Should I scrape it off, remove it with some kind of chemical, or just paint over it? If I should remove it, what's the best way? I tried a hand-held metal scraper and I don't think it's a good solution for the whole house -- too much work, and I find myself gouging the wood almost as much as removing paint.

  • Overhangs? What overhangs? Roof overhangs? What's the substrate? Wood? Metal?
    – iLikeDirt
    Commented Feb 15, 2015 at 15:22

3 Answers 3


There is no need to remove all of the existing paint. All you have to do is scrape off the loose paint, and paint over it. This is what the majority of house painters do.

I would recommend that you put drop cloths under you so you can catch most of the flakes. They tend to make a pretty big mess.

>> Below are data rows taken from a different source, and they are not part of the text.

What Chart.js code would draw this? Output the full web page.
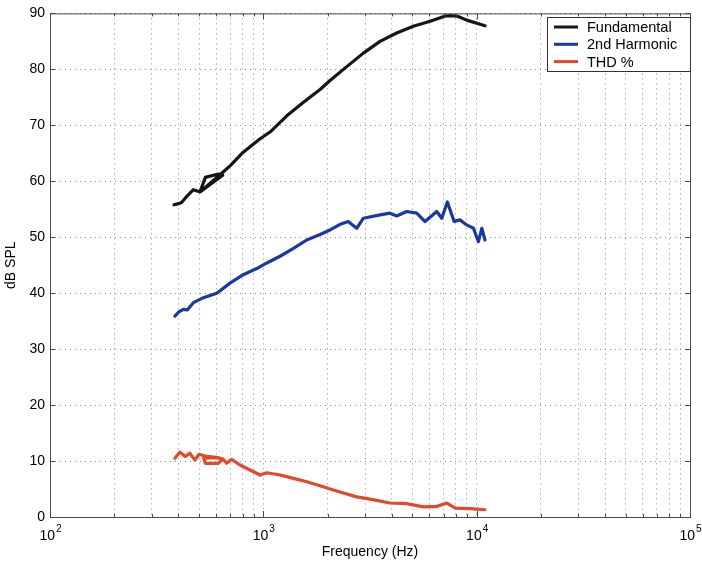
<!DOCTYPE html>
<html>
<head>
<meta charset="utf-8">
<script src="https://cdn.jsdelivr.net/npm/chart.js@4"></script>
<style>html,body{margin:0;padding:0;background:#fff}</style>
</head>
<body>
<canvas id="stats" width="702" height="564"></canvas>
<script>
// values (frequency in Hz, level in dB SPL / %)
var fundFreq = [381, 400, 414, 440, 470, 505, 535, 615, 645, 505, 650, 700, 805, 966, 1075, 1288, 1542, 1845, 2054, 2373, 2944, 3524, 4217, 5047, 6050, 7070, 7500, 8100, 8350, 8980, 10940];
var fundValues = [55.8, 56.0, 56.2, 57.4, 58.5, 58.1, 60.7, 61.3, 61.1, 58.1, 61.7, 62.8, 65.2, 67.6, 68.8, 71.7, 74.1, 76.4, 78.0, 80.0, 82.9, 85.0, 86.5, 87.7, 88.6, 89.5, 89.6, 89.5, 89.3, 88.8, 87.8];

var harmFreq = [385, 400, 422, 440, 470, 524, 605, 698, 805, 931, 1038, 1198, 1384, 1597, 1845, 2054, 2291, 2500, 2740, 2944, 3524, 3926, 4217, 4697, 5237, 5727, 6500, 6860, 7290, 7840, 8350, 8980, 9660, 10190, 10570, 10940];
var harmValues = [35.9, 36.6, 37.1, 37.0, 38.3, 39.2, 40.0, 41.8, 43.3, 44.4, 45.4, 46.6, 48.0, 49.5, 50.5, 51.3, 52.3, 52.8, 51.6, 53.4, 54.0, 54.3, 53.8, 54.6, 54.3, 52.8, 54.6, 53.4, 56.3, 52.8, 53.1, 52.2, 51.6, 49.2, 51.6, 49.5];

var thdFreq = [385, 407, 430, 452, 478, 500, 533, 610, 645, 615, 535, 525, 610, 645, 673, 710, 778, 866, 966, 1038, 1198, 1384, 1597, 1845, 2054, 2373, 2740, 3162, 3926, 4697, 5627, 6500, 7250, 7940, 9300, 10940];
var thdValues = [10.5, 11.6, 10.8, 11.4, 10.2, 11.2, 10.9, 10.6, 10.3, 9.6, 9.6, 10.5, 10.6, 10.4, 9.6, 10.3, 9.3, 8.4, 7.5, 7.9, 7.5, 6.9, 6.3, 5.6, 5.0, 4.3, 3.6, 3.2, 2.5, 2.4, 1.8, 1.9, 2.5, 1.6, 1.5, 1.3];

var yTicks = [0, 10, 20, 30, 40, 50, 60, 70, 80, 90];
var xDecades = [100, 1000, 10000, 100000];

var FONT = "'Liberation Sans', Arial, sans-serif";

function pairs(xs, ys) {
  return xs.map(function(x, i) { return {x: x, y: ys[i]}; });
}

function line(ctx, x1, y1, x2, y2) {
  ctx.beginPath();
  ctx.moveTo(x1, y1);
  ctx.lineTo(x2, y2);
  ctx.stroke();
}

// axes box, inward ticks, 10^n labels and the boxed legend
var framePlugin = {
  id: 'frame',
  afterDraw: function(chart) {
    var ctx = chart.ctx, a = chart.chartArea;
    var x = chart.scales.x, y = chart.scales.y;
    ctx.save();
    ctx.strokeStyle = '#4a4a4a';
    ctx.lineWidth = 1;
    ctx.strokeRect(a.left + 0.5, a.top + 0.5, a.right - a.left, a.bottom - a.top);

    yTicks.forEach(function(v) {
      var py = Math.round(y.getPixelForValue(v)) + 0.5;
      line(ctx, a.left, py, a.left + 5, py);
      line(ctx, a.right - 5, py, a.right, py);
    });
    x.ticks.forEach(function(t) {
      var px = Math.round(x.getPixelForValue(t.value)) + 0.5;
      var major = xDecades.indexOf(t.value) >= 0;
      var len = major ? 6 : 3;
      line(ctx, px, a.bottom, px, a.bottom - len);
      line(ctx, px, a.top, px, a.top + len);
    });

    ctx.fillStyle = '#000';
    ctx.textBaseline = 'alphabetic';
    xDecades.forEach(function(v) {
      var px = x.getPixelForValue(v);
      var exp = String(Math.round(Math.log10(v)));
      ctx.font = '14px ' + FONT;
      var w1 = ctx.measureText('10').width;
      ctx.font = '10px ' + FONT;
      var w2 = ctx.measureText(exp).width;
      var start = px - (w1 + w2) / 2;
      ctx.font = '14px ' + FONT;
      ctx.textAlign = 'left';
      ctx.fillText('10', start, a.bottom + 23);
      ctx.font = '10px ' + FONT;
      ctx.fillText(exp, start + w1 + 1, a.bottom + 15);
    });

    // legend
    var bx = 547, by = 17, bw = a.right - bx, bh = 54;
    ctx.fillStyle = '#fff';
    ctx.fillRect(bx, by, bw, bh);
    ctx.strokeStyle = '#333';
    ctx.strokeRect(bx + 0.5, by + 0.5, bw, bh);
    ctx.font = '14.5px ' + FONT;
    ctx.textBaseline = 'middle';
    chart.data.datasets.forEach(function(ds, i) {
      var ly = by + 10 + i * 17.3;
      ctx.strokeStyle = ds.borderColor;
      ctx.lineWidth = 3;
      line(ctx, bx + 7, ly, bx + 31, ly);
      ctx.fillStyle = '#000';
      ctx.fillText(ds.label, bx + 40, ly + 1);
    });
    ctx.restore();
  }
};

var config = {
  type: 'scatter',
  data: {
    datasets: [{
      label: 'Fundamental',
      data: pairs(fundFreq, fundValues),
      borderColor: '#161616'
    }, {
      label: '2nd Harmonic',
      data: pairs(harmFreq, harmValues),
      borderColor: '#1d37a0'
    }, {
      label: 'THD %',
      data: pairs(thdFreq, thdValues),
      borderColor: '#e2482b'
    }]
  },
  options: {
    responsive: false,
    animation: false,
    showLine: true,
    layout: {padding: {top: 10, right: 12, left: 0, bottom: 0}},
    elements: {
      point: {radius: 0, hoverRadius: 0},
      line: {borderWidth: 3.2, tension: 0, fill: false, borderJoinStyle: 'round', borderCapStyle: 'round'}
    },
    plugins: {
      legend: {display: false},
      tooltip: {enabled: false}
    },
    scales: {
      x: {
        type: 'logarithmic',
        min: 100,
        max: 100000,
        afterBuildTicks: function(scale) {
          var t = [];
          for (var d = 100; d <= 100000; d *= 10) {
            for (var m = 1; m <= 9; m++) {
              if (d * m <= 100000) t.push({value: d * m});
            }
          }
          scale.ticks = t;
        },
        afterFit: function(scale) { scale.height = 47; },
        ticks: {display: false},
        grid: {color: '#8a8a8a', drawTicks: false, lineWidth: 1},
        border: {display: false, dash: [1, 4]},
        title: {display: true, text: 'Frequency (Hz)', color: '#000', font: {family: FONT, size: 14}, padding: {top: 0, bottom: 3}}
      },
      y: {
        min: 0,
        max: 90,
        afterBuildTicks: function(scale) {
          scale.ticks = yTicks.map(function(v) { return {value: v}; });
        },
        afterFit: function(scale) { scale.width = 50; },
        ticks: {color: '#000', padding: 5, font: {family: FONT, size: 14}},
        grid: {color: '#8a8a8a', drawTicks: false, lineWidth: 1},
        border: {display: false, dash: [1, 4]},
        title: {display: true, text: 'dB SPL', color: '#000', font: {family: FONT, size: 14}, padding: {top: 3, bottom: 0}}
      }
    }
  },
  plugins: [framePlugin]
};

window.onload = function() {
  window.myChart = new Chart(document.getElementById('stats'), config);
};
</script>
</body>
</html>
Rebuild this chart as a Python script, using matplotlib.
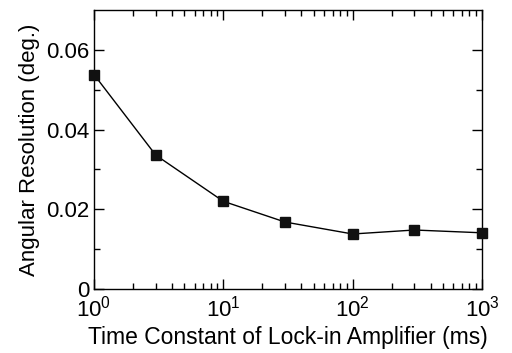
import matplotlib
matplotlib.use("Agg")
import matplotlib.pyplot as plt
from matplotlib.ticker import LogLocator, FixedLocator

plt.rcParams['font.family'] = ['Liberation Sans', 'DejaVu Sans']
plt.rcParams['mathtext.fontset'] = 'custom'
plt.rcParams['mathtext.rm'] = 'Liberation Sans'
plt.rcParams['mathtext.it'] = 'Liberation Sans:italic'
plt.rcParams['mathtext.default'] = 'rm'

time_constant = [1, 3, 10, 30, 100, 300, 1000]
resolution = [0.0538, 0.0336, 0.0220, 0.0168, 0.0138, 0.0148, 0.0141]

fig = plt.figure(figsize=(5.12, 3.53), dpi=100)
ax = fig.add_axes([0.1836, 0.1813, 0.7578, 0.7904])
ax.plot(time_constant, resolution, color='black', lw=1.0, marker='s', ms=6.5,
        mfc='#111111', mec='#111111', clip_on=False, zorder=5)
ax.set_xscale('log')
ax.set_xlim(1, 1000)
ax.set_ylim(0, 0.07)
ax.yaxis.set_major_locator(FixedLocator([0, 0.02, 0.04, 0.06]))
ax.yaxis.set_minor_locator(FixedLocator([0.01, 0.03, 0.05]))
ax.set_yticklabels(['0', '0.02', '0.04', '0.06'])
ax.xaxis.set_major_locator(LogLocator(base=10, numticks=10))
ax.xaxis.set_minor_locator(LogLocator(base=10, subs=range(2, 10), numticks=20))
ax.tick_params(which='both', direction='in', top=True, right=True, labelsize=16, width=1, color='black')
ax.tick_params(axis='x', pad=5)
ax.tick_params(axis='y', pad=3)
ax.tick_params(which='major', length=7)
ax.tick_params(which='minor', length=4)
for s in ax.spines.values():
    s.set_linewidth(1.0)
ax.set_xlabel('Time Constant of Lock-in Amplifier (ms)', fontsize=16.5, labelpad=3)
ax.set_ylabel('Angular Resolution (deg.)', fontsize=16, labelpad=5)
fig.savefig('out.png', dpi=100)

you have a couple of options:

1) sand it down, depending on how sound the paint is you could just sand down and then prime again before painting, however the paint applied to these patches may come off with the underlying paint in the future

2) best option for me is get some eco paint stripper gel, paint it on the paint patches generously and then attach some cling (PVC food wrap) film secured with drawing pins. The cling film will initially hold on to the gel quite well, but as the gel penetrates the paint it will fall off, hence the drawing pins. Leave it 24h and it should scrape off quite readily


I use many different methods of removal, especially when working on historical homes as I have done in the past. I first start with a 5and1 as I like to begin with more conventional methods. I also combine wire brushing with this method. I will also use random orbital sanders, oscillator tools, and mouse sanders, depending on how particular the homeowner is about the finished look. Be careful not to sell yourself short and be prepared to work diligently.